LSM-MS2: A Foundation Model Bridging Spectral Identification and Biological Interpretation
Gabriel Asher, Devesh Shah, Amy A. Caudy, Luke Ferro, Lea Amar, Ana S. H. Costa, Thomas Patton, Niall O'Connor, Jennifer M. Campbell, Jack Geremia
TL;DR
LSM-MS2 introduces a transformer-based foundation model trained on millions of MS/MS spectra to create a semantic space for chemical interpretation. It achieves state-of-the-art spectral identification, notably improving isomer discrimination and maintaining robustness at low concentrations across diverse benchmarks. Beyond retrieval, the learned embeddings enable direct biological interpretation, differentiating disease states and predicting clinical outcomes from limited downstream data.

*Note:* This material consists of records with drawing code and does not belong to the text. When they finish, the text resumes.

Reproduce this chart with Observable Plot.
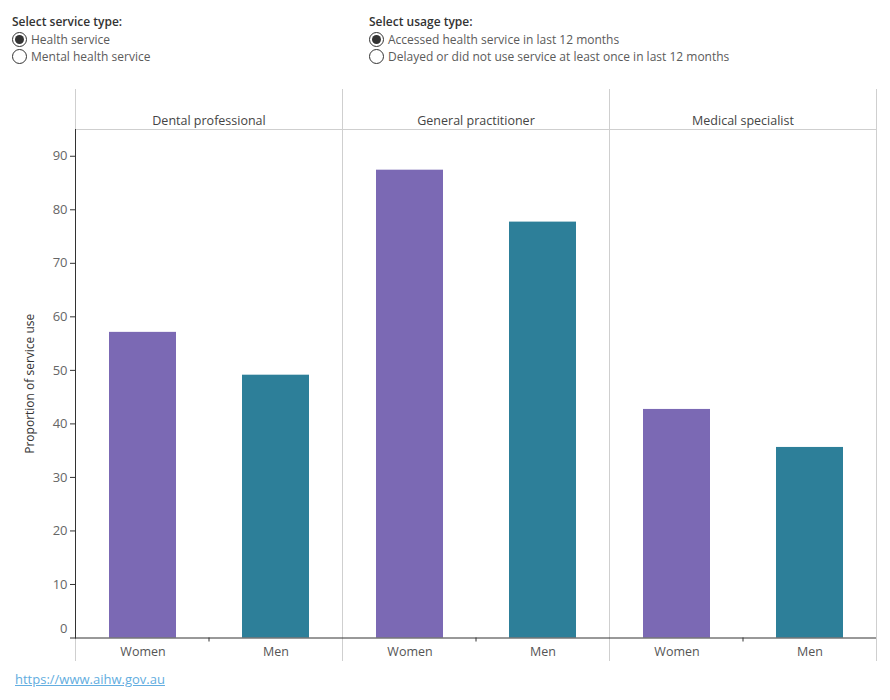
<!DOCTYPE html>
<html>
<head>
<meta charset="utf-8">
<script src="https://cdn.jsdelivr.net/npm/d3@7"></script>
<script src="https://cdn.jsdelivr.net/npm/@observablehq/plot@0.6"></script>
<style>
  body { margin: 0; background: #fff; font-family: "Open Sans", Lato, sans-serif; }
  #page { position: relative; width: 890px; height: 700px; }
  .group { position: absolute; top: 13px; font-size: 12px; }
  .group .title { margin: 0 0 1px 0; font-weight: 600; color: #333; line-height: 17px; }
  .opt { display: flex; align-items: center; height: 17px; color: #5b5b5b; white-space: nowrap; }
  .radio { width: 15px; height: 15px; border: 1px solid #333; border-radius: 50%; box-sizing: border-box;
           margin-right: 4px; position: relative; flex: none; background: #fff; }
  .radio.on::after { content: ""; position: absolute; left: 2px; top: 2px; width: 9px; height: 9px;
                     border-radius: 50%; background: #333; }
  #chart { position: absolute; left: 0; top: 85px; }
  #link { position: absolute; left: 15px; top: 671px; font-size: 13px; line-height: 17px;
          color: #62ade0; text-decoration: underline; }
</style>
</head>
<body>
<div id="page">
  <div class="group" style="left:12px">
    <div class="title">Select service type:</div>
    <div class="opt"><span class="radio on"></span>Health service</div>
    <div class="opt"><span class="radio"></span>Mental health service</div>
  </div>
  <div class="group" style="left:369px">
    <div class="title">Select usage type:</div>
    <div class="opt"><span class="radio on"></span>Accessed health service in last 12 months</div>
    <div class="opt"><span class="radio"></span>Delayed or did not use service at least once in last 12 months</div>
  </div>
  <div id="chart"></div>
  <div id="link">https://www.aihw.gov.au</div>
</div>
<script>
// Service types (panels) and sexes (bars within each panel)
const services = ["Dental professional", "General practitioner", "Medical specialist"];
const sexes = ["Women", "Men"];

// Proportion (%) who accessed each service in the last 12 months
const women = [57.1, 87.4, 42.7];
const men = [49.1, 77.7, 35.6];

// Y axis
const yTicks = [0, 10, 20, 30, 40, 50, 60, 70, 80, 90];
const yDomain = [0, 95];
const yLabel = "Proportion of service use";

const colors = ["#7b69b4", "#2d7f99"];

const data = services.flatMap((s, i) => [
  {service: s, sex: sexes[0], value: women[i]},
  {service: s, sex: sexes[1], value: men[i]}
]);

const headerBand = 40;   // space for the panel titles above the plot area
const footerBand = 22.5; // space for the category labels below the baseline

const chart = Plot.plot({
  width: 890,
  height: 580,
  marginLeft: 74,
  marginRight: 13,
  marginTop: 4,
  marginBottom: 5,
  insetTop: headerBand,
  insetBottom: footerBand,
  style: {fontFamily: "'Open Sans', Lato, sans-serif", fontSize: "12px", color: "#555", background: "transparent"},
  fx: {domain: services, padding: 0, label: null},
  x: {domain: sexes, paddingInner: 0.5, paddingOuter: 0.25, label: null},
  y: {domain: yDomain},
  color: {domain: sexes, range: colors},
  marks: [
    // panel dividers and header rule
    Plot.frame({anchor: "left", stroke: "#cfcfcf"}),
    Plot.frame({anchor: "right", stroke: "#cfcfcf"}),
    Plot.ruleY([yDomain[1]], {stroke: "#cfcfcf"}),

    // bars
    Plot.barY(data, {fx: "service", x: "sex", y: "value", fill: "sex"}),

    // baseline and y-axis line
    Plot.ruleY([0], {stroke: "#333"}),
    Plot.frame({anchor: "left", stroke: "#333", insetTop: headerBand, insetBottom: footerBand, fx: services[0]}),

    // y axis ticks and labels (the 0 label sits just above the baseline)
    Plot.axisY({ticks: yTicks, tickSize: 5, tickPadding: 3, tickFormat: d => d === 0 ? "" : d,
                stroke: "#333", fill: "#666", fontSize: 13, label: null}),
    Plot.axisY({ticks: [0], tickSize: 0, tickPadding: 8, dy: -9, fill: "#666", fontSize: 13, label: null}),
    Plot.text([yLabel], {fx: () => services[0], y: () => d3.mean(yDomain), frameAnchor: "left",
                         textAnchor: "middle", dx: -45, rotate: -90, text: d => d,
                         fill: "#333", fontSize: 12, fontWeight: 500}),

    // panel titles
    Plot.text(services, {fx: d => d, text: d => d, frameAnchor: "top", dy: 27, fill: "#444", fontSize: 12.5}),

    // category labels and mid-panel ticks
    Plot.axisX({tickSize: 0, tickPadding: 9, dy: -footerBand, fill: "#555", fontSize: 12.5, label: null}),
    Plot.axisFx({anchor: "bottom", tickSize: 4, tickFormat: () => "", dy: -footerBand, stroke: "#333", label: null})
  ]
});

document.getElementById("chart").appendChild(chart);
</script>
</body>
</html>
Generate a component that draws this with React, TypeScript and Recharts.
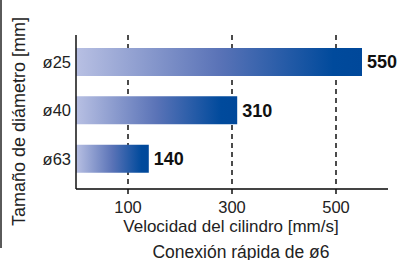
import { BarChart, Bar, XAxis, YAxis, CartesianGrid, LabelList } from 'recharts';

const sizes = ['ø25', 'ø40', 'ø63'];
const speeds = [550, 310, 140];
const speedTicks = [100, 300, 500];

const data = sizes.map((size, i) => ({ size, speed: speeds[i] }));

const FONT = '"Liberation Sans", Arial, Helvetica, sans-serif';

export default function App() {
  return (
    <div
      style={{
        position: 'absolute',
        left: 0,
        top: 0,
        width: 399,
        height: 260,
        background: '#fff',
        fontFamily: FONT,
      }}
    >
      {/* thin grey frame edge on the left */}
      <div style={{ position: 'absolute', left: 0, top: 0, width: 2, height: 248, background: '#5a5a5a' }} />
      <BarChart
        width={399}
        height={260}
        data={data}
        layout="vertical"
        margin={{ top: 35, right: 11, bottom: 0, left: 0 }}
      >
        <defs>
          <linearGradient id="barGrad" x1="0" y1="0" x2="1" y2="0">
            <stop offset="0%" stopColor="#b8c0e3" />
            <stop offset="50%" stopColor="#5a73b7" />
            <stop offset="90%" stopColor="#004a9c" />
            <stop offset="100%" stopColor="#00489a" />
          </linearGradient>
        </defs>
        <CartesianGrid
          horizontal={false}
          verticalValues={speedTicks}
          stroke="#111"
          strokeWidth={1.5}
          strokeDasharray="5 4"
        />
        <XAxis
          type="number"
          domain={[0, 600]}
          ticks={speedTicks}
          height={71}
          axisLine={{ stroke: '#444', strokeWidth: 2 }}
          tickLine={{ stroke: '#111', strokeWidth: 1.5 }}
          tickSize={5}
          tickMargin={7}
          tick={{ fill: '#222', fontSize: 16.5, fontFamily: FONT }}
        />
        <YAxis
          type="category"
          dataKey="size"
          width={76}
          padding={{ top: 3, bottom: 6 }}
          axisLine={{ stroke: '#111', strokeWidth: 1.5 }}
          tickLine={false}
          tickSize={0}
          tickMargin={5}
          tick={{ fill: '#222', fontSize: 16.5, fontFamily: FONT }}
        />
        <Bar dataKey="speed" fill="url(#barGrad)" barSize={28} isAnimationActive={false}>
          <LabelList
            dataKey="speed"
            position="right"
            offset={5}
            style={{ fill: '#111', fontSize: 18, fontWeight: 700, fontFamily: FONT }}
          />
        </Bar>
      </BarChart>
      <svg
        width={399}
        height={260}
        style={{ position: 'absolute', left: 0, top: 0, pointerEvents: 'none' }}
        fontFamily={FONT}
      >
        <text
          x={19}
          y={121.5}
          transform="rotate(-90 19 121.5)"
          textAnchor="middle"
          dominantBaseline="central"
          fontSize={18}
          fill="#222"
        >
          Tamaño de diámetro [mm]
        </text>
        <text x={231} y={226.5} textAnchor="middle" dominantBaseline="central" fontSize={17} fill="#222">
          Velocidad del cilindro [mm/s]
        </text>
        <text x={241} y={251.5} textAnchor="middle" dominantBaseline="central" fontSize={17.5} fill="#222">
          Conexión rápida de ø6
        </text>
      </svg>
    </div>
  );
}
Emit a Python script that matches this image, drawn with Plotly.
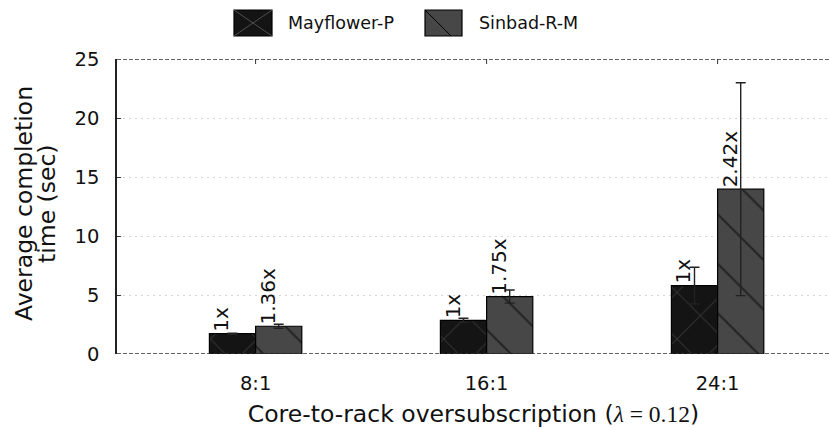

These results suggest substantial practical impact for accelerating metabolomics discovery and translational research with minimal task-specific data.
Abstract
A vast majority of mass spectrometry data remains uncharacterized, leaving much of its biological and chemical information untapped. Recent advances in machine learning have begun to address this gap, particularly for tasks such as spectral identification in tandem mass spectrometry data. Here, we present the latest generation of LSM-MS2, a large-scale deep learning foundation model trained on millions of spectra to learn a semantic chemical space. LSM-MS2 achieves state-of-the-art performance in spectral identification, improving on existing methods by 30% in accuracy of identifying challenging isomeric compounds, yielding 42% more correct identifications in complex biological samples, and maintaining robustness under low-concentration conditions. Furthermore, LSM-MS2 produces rich spectral embeddings that enable direct biological interpretation from minimal downstream data, successfully differentiating disease states and predicting clinical outcomes across diverse translational applications.